The next morning, when we woke up there was a fairly big black bear on the hill behind our campsite.  She was eating the Huckleberries that grew on the hill.  We saw five bears while were in the park, which is about the amount of bears I've seen in Yellowstone total!  (No moose though - and Glacier is supposed to be moose country.)

The sun finally came out to play around noon on our last day.  We hiked out to Hidden Lake.  There was this giant marmot yelling just to the side of the trail.

This was the time when my nice camera died (AHHH!) so I switched to my point and shoot.  The colors didn't turn out as good but I'm still pretty happy with most of the pictures that I ended up with.  To get to Hidden Lake we hiked around this mountain, which was covered with waterfalls from the melting snow above.  (The whole park was laden with waterfalls since they pretty much have snow on the tops of their mountains year round.)

Hidden Lake was absolutely gorgeous.  The mountain behind it reminded me of a Mayan Pyramid with stepping stones up to the top.  The blue water reflected the surrounding trees and mountain.

While we were soaking in the sites, a mountain goat and her baby came to the area.  They hung out there for quite a while just eating the shrubs that grew underneath the trees.   They were about 5 feet away - the mom had no fear but the baby (which I didn't get a good picture of - sorry!) kept making noises and was really frightened of a ground squirrel.

We hiked about a third (because we were taking so many pictures) of the Highline Trail.  It follows the Going-to-the-Sun Road but about 30 to 100 feet above it.  We walked through about 20 waterfalls, which were pretty frightening.  It was slick rocks above a cliff!

We were able to view down into the valley below us and the mountains that stretched out into the distance.  (It was really frightening if you tried to look at as you were walking along a narrow cliff - it's not recommended.)
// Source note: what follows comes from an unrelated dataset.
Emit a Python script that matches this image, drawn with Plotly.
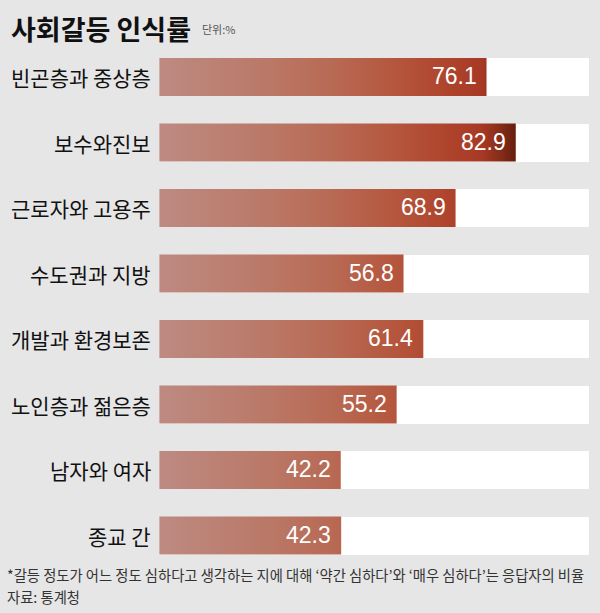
import plotly.graph_objects as go

categories = ["빈곤층과 중상층", "보수와진보", "근로자와 고용주", "수도권과 지방",
              "개발과 환경보존", "노인층과 젊은층", "남자와 여자", "종교 간"]
values = [76.1, 82.9, 68.9, 56.8, 61.4, 55.2, 42.2, 42.3]
track_max = 100

title_text = "사회갈등 인식률"
unit_text = "단위:%"
note_text = "*갈등 정도가 어느 정도 심하다고 생각하는 지에 대해 ‘약간 심하다’와 ‘매우 심하다’는 응답자의 비율"
source_text = "자료: 통계청"

BG = "#e6e6e7"
KR = "Noto Sans CJK KR"
NUM = "Liberation Sans Narrow, Arial Narrow, Liberation Sans, sans-serif"

colorscale = [[0.0, "#bd8a82"], [0.31, "#ba7866"], [0.48, "#b86a55"],
              [0.645, "#b5583f"], [0.78, "#b0472f"], [0.9, "#a83a25"],
              [0.95, "#8a2e1a"], [1.0, "#641e0e"]]

half = 0.29
fig = go.Figure()

ypos = list(range(len(categories)))
fig.add_trace(go.Bar(
    x=[track_max] * len(categories), y=ypos, orientation="h",
    width=2 * half, marker=dict(color="white", line=dict(width=0)),
    hoverinfo="skip", showlegend=False))

for i, v in enumerate(values):
    fig.add_trace(go.Scatter(
        x=[0, v, v, 0, 0], y=[i - half, i - half, i + half, i + half, i - half],
        mode="lines", line=dict(width=0), fill="toself",
        fillgradient=dict(type="horizontal", colorscale=colorscale, start=0, stop=83),
        hoverinfo="skip", showlegend=False))
    fig.add_annotation(x=v, y=i, xref="x", yref="y", text=f"{v:.1f}",
                       xanchor="right", yanchor="middle", xshift=-8, yshift=1, showarrow=False,
                       font=dict(family=NUM, size=23, color="white"))
    fig.add_annotation(x=153 / 600, y=i, xref="paper", yref="y", text=categories[i],
                       xanchor="right", yanchor="middle", showarrow=False,
                       font=dict(family=KR, size=21, color="#111111"))

fig.add_annotation(x=9 / 600, y=1 - 28 / 613, xref="paper", yref="paper", text=title_text,
                   xanchor="left", yanchor="middle", showarrow=False,
                   font=dict(family=KR, size=27, color="#111111", weight="bold"))
fig.add_annotation(x=200 / 600, y=1 - 29 / 613, xref="paper", yref="paper", text=unit_text,
                   xanchor="left", yanchor="middle", showarrow=False,
                   font=dict(family=KR, size=11, color="#555555"))
fig.add_annotation(x=5 / 600, y=1 - 574 / 613, xref="paper", yref="paper", text=note_text,
                   xanchor="left", yanchor="middle", showarrow=False,
                   font=dict(family=KR, size=14.3, color="#333333"))
fig.add_annotation(x=5 / 600, y=1 - 596 / 613, xref="paper", yref="paper", text=source_text,
                   xanchor="left", yanchor="middle", showarrow=False,
                   font=dict(family=KR, size=14.3, color="#333333"))

px_per = 4.3
x0 = 159.3
y0 = 77.0
dy = 65.5
fig.update_layout(
    width=600, height=613, margin=dict(l=0, r=0, t=0, b=0),
    paper_bgcolor=BG, plot_bgcolor=BG,
    xaxis=dict(range=[-x0 / px_per, (600 - x0) / px_per], visible=False, fixedrange=True),
    yaxis=dict(range=[(613 - y0) / dy, -y0 / dy], visible=False, fixedrange=True),
    bargap=0,
)
fig.write_html("out.html", config={"displayModeBar": False},
               post_script="document.body.style.margin='0';document.body.style.overflow='hidden';"
                           "document.body.style.background='" + BG + "';")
The wildflowers were still out in pretty good numbers.  This looks like a variation on a sunflower; however, I'm not positive what kind of flower it is.  The bee was certainly enjoying it though.

At one point, we were surrounded by Rams.  There was one walking the trail in front of us and one walking the trail behind us.   We have these in Yellowstone; however, I haven't seen any in the park.  

This is Jackson Glacier - between the trees.  What technically makes a glacier is when more snow falls in an area than melts each year.  All of the glaciers (about 20 or so) in Glacier National Park will technically be melted by 2020.  I'm thankful that I got to see one of the glorious natural phenomenia.

This lake was in front of our campsite.  This is the morning that we left - notice not even a cloud in the sky!!!  

On our way out of the park we did the Trail of the Cedars.  The Red Cedars were giant, which caused a good shade covering that allowed the ferns to flourish in the area.

Glacier was an amazing experience.  Go!

Sunday, August 8, 2010

Employee Photo Contest.

I've decided that I'm not going to try to catch up on all the stories - but to show some of my favorite pictures/stories based on specific categories (and then start sharing more of the specific stories).  The categories are: landscapes, sunsets, animals, geothermal features, flora and the Grand Tetons.  (I am going to Glacier National Park in about a week - so that will be a category too!!)

We have an employee photo contest in about a week and I've decided that I'm going to enter.  You can enter one photo per category and I'm going to enter Landscape, Wildlife (and possibly Up Close).  These are the photos that I'm debating between - and input would be appreciated and awesome.


When we first arrived, we went on a sunset tour in a Historic Yellow Bus.  We were supposed to go up to Lake Butte Drive but there had been an aggressive bear in the area so the road was closed.  Instead, we went past it for quite a while before heading back to see the sunset off the lake shore.  I was so worried that we were going to miss the brilliant sunset that was occurring just on the other side of the mountain that I was taking pictures of things with light reflecting off them.  This snow covered mountain looks like a push pin with all the burned lodge pole pines sticking out.

The first time that I went to Lamar Valley, I was speechless at the beauty of the area.  The valley dips down in between hills of lodge pole pines and sage brush flats that make feeding pastures for the Bison and Prong Horns.  The light playing on the snow patches and trees reminds me of Dr. Seuss's How the Grinch Stole Christmas.  I can image that the cove of trees are the Grinch's home as the paces hatefully over Whoville.

My friend, Adam, and I hiked out to Cascade Lake one rainy afternoon shortly after we moved into Canyon.  It was still super early in the season so there were slushy pits to try to avoid and rivers overflowing with snow melt to jump over.  We were looking for a way to cross an extremely wide river.  I tried crossing a tree that had fallen across.  I got stopped midway breathless at the sun peeping through the mist that was enveloping the valley in front of me.  The whole scene glowed before us for only a few brief moments before the mist cleared.  (When we turned around two gorgeous rainbows arched fully across the sky.)


These are the beautiful dragonfly pictures that I started with my re-introduction back to my blog.  I just can't help it - I'm so excited by how wonderfully these turned out - even better than I had imagined!  I just need to decide between the two...

Close Up

This picture was taken the same day as the dragonflies.  I was almost home when I saw this spider web glimmering in the sunlight.  The amount of work that a spider has to put in to build all these intricate homes to survive is amazing.  I'm captivated by the amount of work that they must do.

I'm undecided about if I should but the dragonflies under Wildlife or Close Up...  Any suggestions would be greatly appreciated.